We considered a couple of principles for the design here:
Firstly we should not delay starting Firefox. If we present UI asking a question before startup then users will just click through it.
Secondly we shouldn’t just run Firefox with the new extensions enabled, users should be given the option whether to use them before they are run for the first time.
Thirdly the eventual result of a user taking no additional action should be that the new extensions should be enabled. If we default to disabling these items then the majority of users will never enable them. This would make other applications stop using these mechanisms to integrate with Firefox and seek out more hacky, less controllable ways to do it, something that no-one wins from really.
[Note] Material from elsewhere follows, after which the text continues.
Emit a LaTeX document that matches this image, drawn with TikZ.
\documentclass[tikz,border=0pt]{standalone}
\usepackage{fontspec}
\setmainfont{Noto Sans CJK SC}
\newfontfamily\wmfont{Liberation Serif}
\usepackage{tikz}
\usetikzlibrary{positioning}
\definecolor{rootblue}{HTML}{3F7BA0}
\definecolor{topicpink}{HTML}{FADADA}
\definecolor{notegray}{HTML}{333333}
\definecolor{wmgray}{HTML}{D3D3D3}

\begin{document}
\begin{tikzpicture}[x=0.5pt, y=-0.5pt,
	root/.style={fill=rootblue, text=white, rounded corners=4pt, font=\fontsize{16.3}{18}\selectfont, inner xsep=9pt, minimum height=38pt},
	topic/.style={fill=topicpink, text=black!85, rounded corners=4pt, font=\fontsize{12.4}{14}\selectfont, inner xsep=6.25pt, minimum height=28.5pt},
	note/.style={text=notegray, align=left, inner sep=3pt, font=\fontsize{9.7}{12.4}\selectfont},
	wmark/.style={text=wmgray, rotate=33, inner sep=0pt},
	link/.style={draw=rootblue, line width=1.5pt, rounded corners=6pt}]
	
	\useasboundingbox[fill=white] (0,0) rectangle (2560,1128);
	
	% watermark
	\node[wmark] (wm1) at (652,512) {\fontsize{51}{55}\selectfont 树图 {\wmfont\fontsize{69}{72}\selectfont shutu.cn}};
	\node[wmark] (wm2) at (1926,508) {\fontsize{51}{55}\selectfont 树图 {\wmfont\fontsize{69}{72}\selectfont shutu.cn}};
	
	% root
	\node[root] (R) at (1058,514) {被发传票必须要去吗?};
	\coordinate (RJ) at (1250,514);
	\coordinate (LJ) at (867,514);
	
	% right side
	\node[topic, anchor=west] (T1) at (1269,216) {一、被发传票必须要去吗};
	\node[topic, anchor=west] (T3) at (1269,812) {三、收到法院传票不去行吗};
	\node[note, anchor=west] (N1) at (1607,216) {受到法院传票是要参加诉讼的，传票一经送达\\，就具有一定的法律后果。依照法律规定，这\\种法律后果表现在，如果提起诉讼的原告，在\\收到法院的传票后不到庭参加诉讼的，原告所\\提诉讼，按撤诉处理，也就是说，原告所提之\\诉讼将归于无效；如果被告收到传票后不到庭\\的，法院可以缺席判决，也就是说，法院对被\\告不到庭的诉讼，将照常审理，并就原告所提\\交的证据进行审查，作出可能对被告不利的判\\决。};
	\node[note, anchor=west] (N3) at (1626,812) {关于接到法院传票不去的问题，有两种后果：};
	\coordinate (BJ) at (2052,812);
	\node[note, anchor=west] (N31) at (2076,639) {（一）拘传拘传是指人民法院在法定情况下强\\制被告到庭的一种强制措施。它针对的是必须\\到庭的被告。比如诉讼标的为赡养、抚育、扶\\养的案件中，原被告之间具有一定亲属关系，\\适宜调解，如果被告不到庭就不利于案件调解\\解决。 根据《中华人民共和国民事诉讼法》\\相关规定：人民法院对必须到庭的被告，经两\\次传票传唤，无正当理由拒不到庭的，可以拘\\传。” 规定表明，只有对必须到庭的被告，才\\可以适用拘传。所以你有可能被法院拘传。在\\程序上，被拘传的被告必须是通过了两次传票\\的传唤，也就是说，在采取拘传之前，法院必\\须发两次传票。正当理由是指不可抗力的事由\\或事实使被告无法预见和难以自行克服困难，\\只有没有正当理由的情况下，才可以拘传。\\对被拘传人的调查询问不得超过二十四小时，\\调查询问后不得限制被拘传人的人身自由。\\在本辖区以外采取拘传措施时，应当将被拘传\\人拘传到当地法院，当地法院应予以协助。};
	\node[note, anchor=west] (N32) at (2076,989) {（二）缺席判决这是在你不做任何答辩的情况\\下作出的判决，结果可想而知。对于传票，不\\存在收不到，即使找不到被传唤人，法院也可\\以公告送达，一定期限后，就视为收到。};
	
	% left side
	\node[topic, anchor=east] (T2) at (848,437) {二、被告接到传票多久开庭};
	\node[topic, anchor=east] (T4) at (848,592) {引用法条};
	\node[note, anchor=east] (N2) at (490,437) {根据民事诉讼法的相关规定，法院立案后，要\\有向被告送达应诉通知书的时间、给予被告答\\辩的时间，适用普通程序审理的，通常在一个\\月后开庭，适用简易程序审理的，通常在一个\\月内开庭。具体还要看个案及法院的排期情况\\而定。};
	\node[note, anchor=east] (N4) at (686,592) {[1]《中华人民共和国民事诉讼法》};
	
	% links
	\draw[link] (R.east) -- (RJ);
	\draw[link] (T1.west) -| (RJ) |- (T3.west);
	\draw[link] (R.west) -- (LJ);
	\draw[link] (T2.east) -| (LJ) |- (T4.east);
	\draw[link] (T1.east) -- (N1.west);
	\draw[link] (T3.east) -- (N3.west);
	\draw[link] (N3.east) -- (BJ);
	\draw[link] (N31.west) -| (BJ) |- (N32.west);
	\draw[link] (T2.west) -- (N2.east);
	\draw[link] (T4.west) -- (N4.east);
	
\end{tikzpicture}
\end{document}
The resultant plan is a hybrid approach. The first time Firefox runs after a new extension is detected it will not enable it. Firefox will tell the user what has been installed and tell them that the extension will be enabled the next time Firefox restarts. The user can then choose to disable it permanently (or at least until they choose to re-enable it in the extension manager). The user will probably also be presented with a quick way to restart Firefox to use the new extension.
The backend code that disables detected extensions during the first run is complete, as is the frontend code that marks them to be enabled after a restart. The UI still needs to be connected but that will require the doorhanger notification API to be completed.
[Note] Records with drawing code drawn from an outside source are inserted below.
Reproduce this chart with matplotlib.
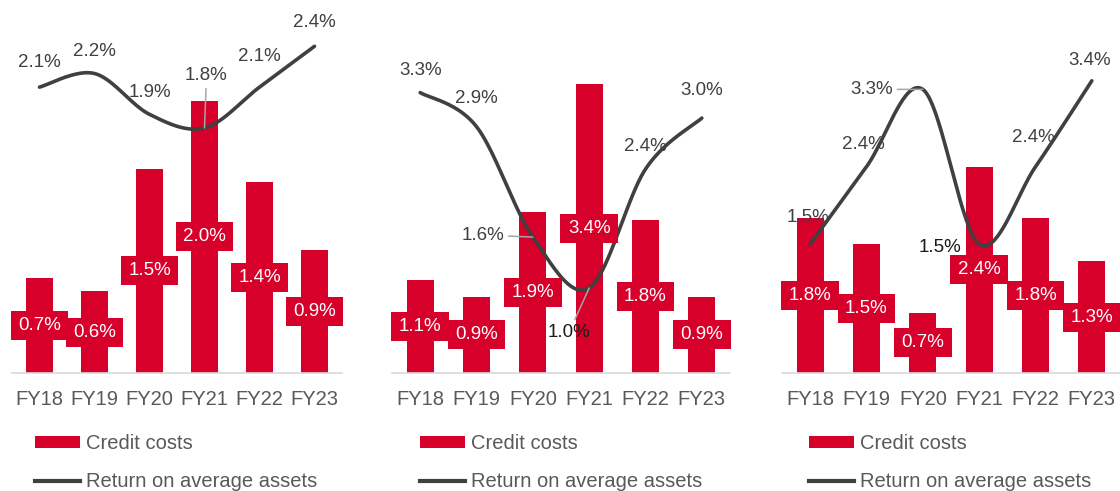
import numpy as np
import matplotlib
matplotlib.use("Agg")
import matplotlib.pyplot as plt
from matplotlib.patches import Patch
from matplotlib.lines import Line2D
from matplotlib.path import Path

plt.rcParams['font.family'] = ['Liberation Sans', 'DejaVu Sans']

categories = ["FY18", "FY19", "FY20", "FY21", "FY22", "FY23"]
credit_costs_1 = [0.7, 0.6, 1.5, 2.0, 1.4, 0.9]
roa_1 = [2.1, 2.2, 1.9, 1.8, 2.1, 2.4]
credit_costs_2 = [1.1, 0.9, 1.9, 3.4, 1.8, 0.9]
roa_2 = [3.3, 2.9, 1.6, 1.0, 2.4, 3.0]
credit_costs_3 = [1.8, 1.5, 0.7, 2.4, 1.8, 1.3]
roa_3 = [1.5, 2.4, 3.3, 1.5, 2.4, 3.4]
legend_labels = ["Credit costs", "Return on average assets"]

RED = "#D6002A"
LINE = "#404040"
GRAY_TXT = "#595959"

W, H = 1120, 491
fig = plt.figure(figsize=(W / 100, H / 100), dpi=100)

# layout: (left px, width px, ylim top, bars, line, label offsets, legend x)
panels = [
    (12, 330, 2.74, credit_costs_1, roa_1,
     [(0, 25, False, LINE), (0, 22, False, LINE), (0, 22, False, LINE),
      (2, 52, True, LINE), (0, 31, False, LINE), (0, 24, False, LINE)], 35),
    (392, 338, 4.39, credit_costs_2, roa_2,
     [(0, 22, False, LINE), (0, 28, False, LINE), (-50, 2, True, LINE),
      (-20, -44, True, "#1a1a1a"), (0, 23, False, LINE), (0, 28, False, LINE)], 420),
    (782, 338, 4.34, credit_costs_3, roa_3,
     [(-2, 27, False, LINE), (-3, 22, False, LINE), (-51, 0, True, LINE),
      (-39, -3, False, "#1a1a1a"), (-2, 29, False, LINE), (-2, 20, False, LINE)], 809),
]

baseline_px = 373


def smooth(xs, ys, n=40):
    P = np.column_stack([xs, ys]).astype(float)
    Pe = np.vstack([P[0], P, P[-1]])
    out = []
    t = np.linspace(0, 1, n)[:, None]
    for i in range(len(P) - 1):
        p0 = Pe[i + 1]
        p3 = Pe[i + 2]
        c1 = p0 + (Pe[i + 2] - Pe[i]) / 6.0
        c2 = p3 - (Pe[i + 3] - Pe[i + 1]) / 6.0
        seg = ((1 - t) ** 3) * p0 + 3 * ((1 - t) ** 2) * t * c1 + 3 * (1 - t) * t ** 2 * c2 + t ** 3 * p3
        out.append(seg if i == 0 else seg[1:])
    arr = np.vstack(out)
    return arr[:, 0], arr[:, 1]


def label_box(x0, y0, width, height, mutation_size):
    padx = 0.40 * mutation_size
    pady = 0.32 * mutation_size
    x0, y0 = x0 - padx, y0 - pady
    x1, y1 = x0 + width + 2 * padx, y0 + height + 2 * pady
    return Path([(x0, y0), (x1, y0), (x1, y1), (x0, y1), (x0, y0)], closed=True)


for left, width, ytop, bars, roa, offs, leg_x in panels:
    ax = fig.add_axes([left / W, (H - baseline_px) / H, width / W, baseline_px / H])
    x = np.arange(len(categories))
    ax.bar(x, bars, width=0.48, color=RED, zorder=2)
    sx, sy = smooth(x, roa)
    ax.plot(sx, sy, color=LINE, lw=2.6, zorder=3, solid_capstyle='round')
    ax.set_xlim(-0.5, len(categories) - 0.5)
    ax.set_ylim(0, ytop)
    for xi, v in zip(x, bars):
        ax.text(xi, v / 2, f"{v:.1f}%", ha='center', va='center', color='white',
                fontsize=13.5, zorder=4,
                bbox=dict(boxstyle=label_box, fc=RED, ec='none'))
    for xi, v, (dx, dy, lead, col) in zip(x, roa, offs):
        kw = {}
        if lead:
            kw['arrowprops'] = dict(arrowstyle='-', color='#A6A6A6', lw=1.1,
                                    shrinkA=1, shrinkB=0)
        ax.annotate(f"{v:.1f}%", xy=(xi, v), xytext=(dx, dy), textcoords='offset pixels',
                    ha='center', va='center', color=col, fontsize=13.5, zorder=5,
                    annotation_clip=False, **kw)
    for s in ['top', 'right', 'left']:
        ax.spines[s].set_visible(False)
    ax.spines['bottom'].set_color('#D9D9D9')
    ax.spines['bottom'].set_linewidth(1.2)
    ax.set_yticks([])
    ax.set_xticks(x)
    ax.set_xticklabels(categories, fontsize=14.5, color=GRAY_TXT)
    ax.tick_params(axis='x', length=0, pad=12)
    ax.patch.set_alpha(0)

    handles = [Patch(facecolor=RED, edgecolor='none'),
               Line2D([0], [0], color=LINE, lw=3)]
    fig.legend(handles, legend_labels, loc='upper left',
               bbox_to_anchor=(leg_x / W, 1 - 434 / H), bbox_transform=fig.transFigure,
               frameon=False, fontsize=14.5, labelcolor=GRAY_TXT, borderpad=0,
               borderaxespad=0, handlelength=2.25, handleheight=0.5,
               handletextpad=0.3, labelspacing=0.95)

fig.savefig("out.png", dpi=100)
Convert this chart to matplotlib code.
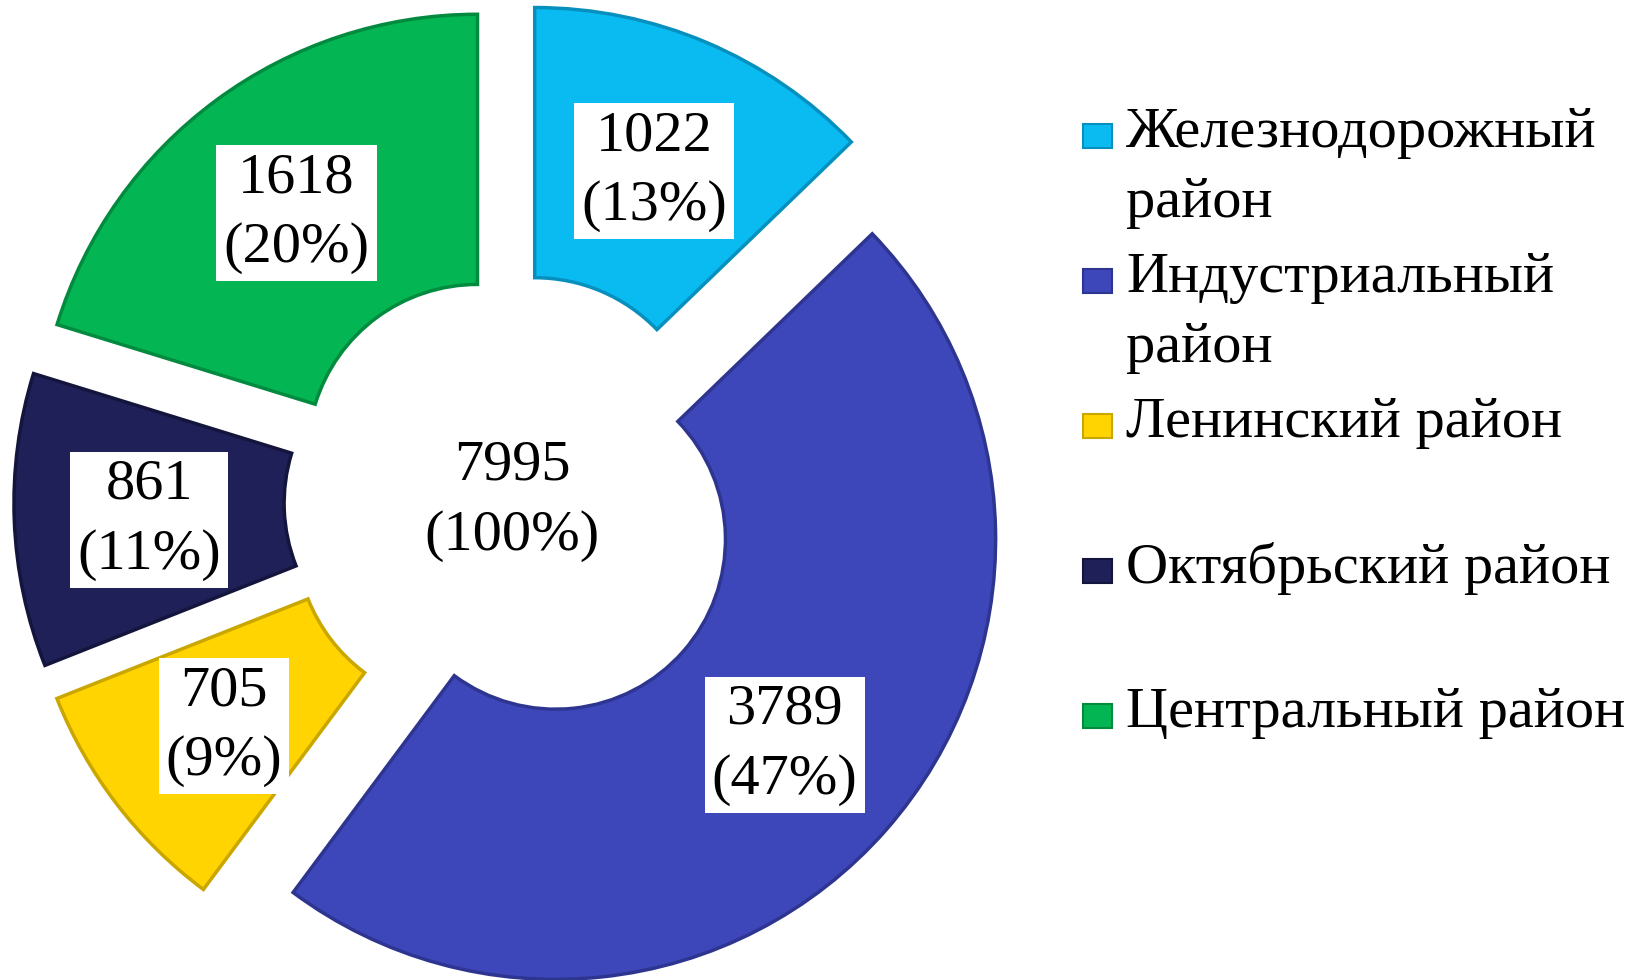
import numpy as np
import matplotlib.pyplot as plt
from matplotlib.patches import Rectangle

# Данные
districts = ["Железнодорожный\nрайон", "Индустриальный\nрайон", "Ленинский район",
             "Октябрьский район", "Центральный район"]
counts = [1022, 3789, 705, 861, 1618]
shares = [13, 47, 9, 11, 20]
total = 7995
total_share = 100

colors = ["#0ABBF2", "#3E47BA", "#FFD400", "#1F2058", "#03B553"]
edges = ["#0790BD", "#2D3590", "#C9A600", "#14153D", "#028A3F"]

W, H = 1645, 980
R = 440          # внешний радиус, px
cx, cy = 512, 501
font = "Liberation Serif"
fs = 42
ls = 1.45

fig = plt.figure(figsize=(W / 100, H / 100), dpi=100)
ax = fig.add_axes([0, 0, 1, 1])

wedges, _ = ax.pie(counts, colors=colors, startangle=90, counterclock=False,
                   explode=[0.132] * len(counts), radius=1,
                   wedgeprops=dict(width=0.614, linewidth=2.5))
for w, ec in zip(wedges, edges):
    w.set_edgecolor(ec)

ax.set_aspect("auto")
ax.set_xlim(-cx / R, (W - cx) / R)
ax.set_ylim(-(H - cy) / R, cy / R)
ax.axis("off")

# Подписи на секторах
for w, n, p in zip(wedges, counts, shares):
    ang = np.deg2rad((w.theta1 + w.theta2) / 2)
    rm = w.r - w.width / 2
    x = w.center[0] + rm * np.cos(ang)
    y = w.center[1] + rm * np.sin(ang)
    ax.text(x, y - 0.01, f"{n}\n({p}%)", ha="center", va="center", fontsize=fs,
            family=font, linespacing=ls,
            bbox=dict(boxstyle="square,pad=0.12", fc="white", ec="none"))

ax.text(0, 0.0, f"{total}\n({total_share}%)", ha="center", va="center",
        fontsize=fs, family=font, linespacing=ls)

# Легенда
y0, step = 136, 145
for i, (lab, c, ec) in enumerate(zip(districts, colors, edges)):
    yc = y0 + i * step
    fig.patches.append(Rectangle((1083 / W, 1 - (yc + 12) / H), 29 / W, 24 / H,
                                 transform=fig.transFigure, fc=c, ec=ec, lw=1.5))
    fig.text(1126 / W, 1 - (yc - 29) / H, lab, ha="left", va="top", fontsize=fs,
             family=font, linespacing=ls)

fig.savefig("out.png", dpi=100, facecolor="white")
Add-on developers face a bit of a challenge when it comes to helping users get the most out of their add-ons. Even once you are past the first hurdle and have got a user to install the add-on, you then need to help them get up and running quickly after Firefox has restarted. Presented with just the blank Firefox window it can be difficult for a user to know where to go next. Many add-on developers have taken to including a first-run experience to give the user some help. Display a webpage with some instructions or open a wizard to start setting up. As this practice started it was generally acceptable. Few add-ons actually did anything so it was helpful. These days though many add-ons are doing it, no doubt with more to come. It is starting to be an annoyance in some cases. Others have already been discussing ways that we can improve this.
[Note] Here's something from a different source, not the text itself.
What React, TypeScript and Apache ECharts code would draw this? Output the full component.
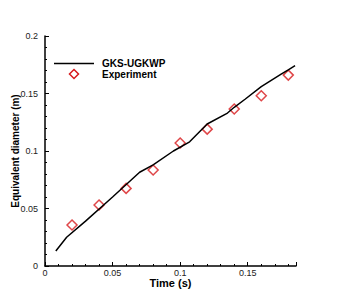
import React, { useEffect, useRef } from "react";
import * as echarts from "echarts";

const lineT = [0.008, 0.016, 0.03, 0.05, 0.07, 0.08, 0.095, 0.107, 0.12, 0.135, 0.14, 0.148, 0.16, 0.175, 0.18, 0.185];
const lineD = [0.013, 0.025, 0.039, 0.06, 0.0815, 0.088, 0.1, 0.108, 0.1235, 0.133, 0.138, 0.145, 0.156, 0.167, 0.1705, 0.1742];
const expT = [0.02, 0.04, 0.06, 0.08, 0.1, 0.12, 0.14, 0.16, 0.18];
const expD = [0.0357, 0.053, 0.0675, 0.0835, 0.107, 0.119, 0.1365, 0.148, 0.166];
const xTicks = [0, 0.05, 0.1, 0.15];
const yTicks = [0, 0.05, 0.1, 0.15, 0.2];
const seriesNames = ["GKS-UGKWP", "Experiment"];

export default function App() {
  const ref = useRef<HTMLDivElement>(null);
  useEffect(() => {
    const chart = echarts.init(ref.current!, null, { renderer: "svg" });
    const font = "'Liberation Sans', Arial, sans-serif";
    const red = "#d7191c";
    const fmt = (list: number[]) => (v: number) => {
      const m = list.find((t) => Math.abs(t - v) < 1e-9);
      return m === undefined ? "" : String(m);
    };
    chart.setOption({
      animation: false,
      backgroundColor: "#fff",
      grid: { left: 45, right: 41, top: 36, bottom: 34, outerBoundsMode: "none", containLabel: false },
      graphic: [
        { type: "line", shape: { x1: 54, y1: 63.5, x2: 94, y2: 63.5 }, style: { stroke: "#000", lineWidth: 1.5 } },
        {
          type: "polygon",
          shape: { points: [[74, 69.5], [78.5, 74], [74, 78.5], [69.5, 74]] },
          style: { fill: "#fff", stroke: red, lineWidth: 1.5 },
        },
        { type: "text", left: 102, top: 58, style: { text: seriesNames[0], font: `bold 10px ${font}`, fill: "#000" } },
        { type: "text", left: 102, top: 69, style: { text: seriesNames[1], font: `bold 10px ${font}`, fill: "#000" } },
      ],
      xAxis: {
        type: "value",
        min: 0,
        max: 0.1857,
        interval: 0.05,
        name: "Time (s)",
        nameLocation: "middle",
        nameGap: 11,
        nameMoveOverlap: false,
        nameTextStyle: { fontFamily: font, fontWeight: "bold", fontSize: 11, color: "#000" },
        axisLine: { lineStyle: { color: "#000", width: 1.5 } },
        axisTick: { inside: true, length: 4, lineStyle: { color: "#000" } },
        minorTick: { show: true, splitNumber: 5, length: 2, lineStyle: { color: "#000" } },
        splitLine: { show: false },
        axisLabel: { fontFamily: font, fontSize: 9, color: "#222", margin: 2, formatter: fmt(xTicks), showMaxLabel: false },
      },
      yAxis: {
        type: "value",
        min: 0,
        max: 0.2,
        interval: 0.05,
        name: "Equivalent diameter (m)",
        nameLocation: "middle",
        nameGap: 25,
        nameMoveOverlap: false,
        nameTextStyle: { fontFamily: font, fontWeight: "bold", fontSize: 10, color: "#000" },
        axisLine: { show: true, lineStyle: { color: "#000", width: 1.5 } },
        axisTick: { show: true, inside: true, length: 4, lineStyle: { color: "#000" } },
        minorTick: { show: true, splitNumber: 5, length: 2, lineStyle: { color: "#000" } },
        splitLine: { show: false },
        axisLabel: { fontFamily: font, fontSize: 9, color: "#222", margin: 7, formatter: fmt(yTicks) },
      },
      series: [
        {
          name: seriesNames[0],
          type: "line",
          data: lineT.map((t, i) => [t, lineD[i]]),
          showSymbol: false,
          symbol: "none",
          lineStyle: { color: "#000", width: 1.5 },
          itemStyle: { color: "#000" },
        },
        {
          name: seriesNames[1],
          type: "scatter",
          data: expT.map((t, i) => [t, expD[i]]),
          symbol: "diamond",
          symbolSize: 10,
          itemStyle: { color: "#fff", borderColor: red, borderWidth: 1.5 },
        },
      ],
    });
    return () => chart.dispose();
  }, []);
  return <div ref={ref} style={{ width: 337, height: 300, position: "absolute", left: 0, top: 0 }} />;
}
In Firefox 3.0 we introduced a small feature to try to alleviate a little of this. After restarting Firefox the user would be shown new add-ons that had been installed so they could configure them. It also provided a little consistency across the restart which was normally done from the add-ons manager.
This UI had the additional small benefit that it would also display when other applications installed extensions into Firefox without the user’s knowledge. However as a post-install experience it really hasn’t worked out all that well for a few reasons:
It’s invasive. It pops up in front of the user after the restart and they feel the need to close it before doing anything else. This makes it almost as bad as some of the first run experiences provided by extensions.
It’s confusing. It can be pretty difficult to identify just what add-ons have been installed especially when the list is long.
It provides no next steps. Although if you click on the new add-ons you might get a chance to configure it, it doesn’t actually help push the user in any direction.
We’ve been thinking about ways to improve this for a while and there are a few different ideas floating around. I’d like to float one of them here and see what people think. The goal is both to let users know that new add-ons have been installed and let the add-on help the user move forward without needing to show popup dialogs or inundate the user with a webpage per add-on. It also needs to work in applications that aren’t Firefox. Excuse the poor mock-up, my UI skills aren’t all that hot.
The idea is that in Firefox this would display in the webpage content area. It might display immediately after startup, or it might be better to use an alert to tell the user new add-ons are there and then display it when they click on the alert. Other applications can open this in a new window or wherever they wish.
It’s designed to be clear exactly what has been installed and give the user things to do with those items. Preferences at a bare minimum, but the yellow highlighted areas are the interesting bit. Those represent overlay points where the add-on can put whatever UI it likes. This might be a simple message to tell the user how to get started. It might be a few of the most common settings, maybe a login box. It might be a button to launch further UI like a wizard.
I think, even if this were to open immediately in Firefox, this addresses the main deficiencies of what we currently do. I’d hope that many add-on developers could then stop their custom first-run stuff and instead just use this, but I know there are lots of different needs out there so I’d like to hear where this doesn’t work to see if we can accommodate.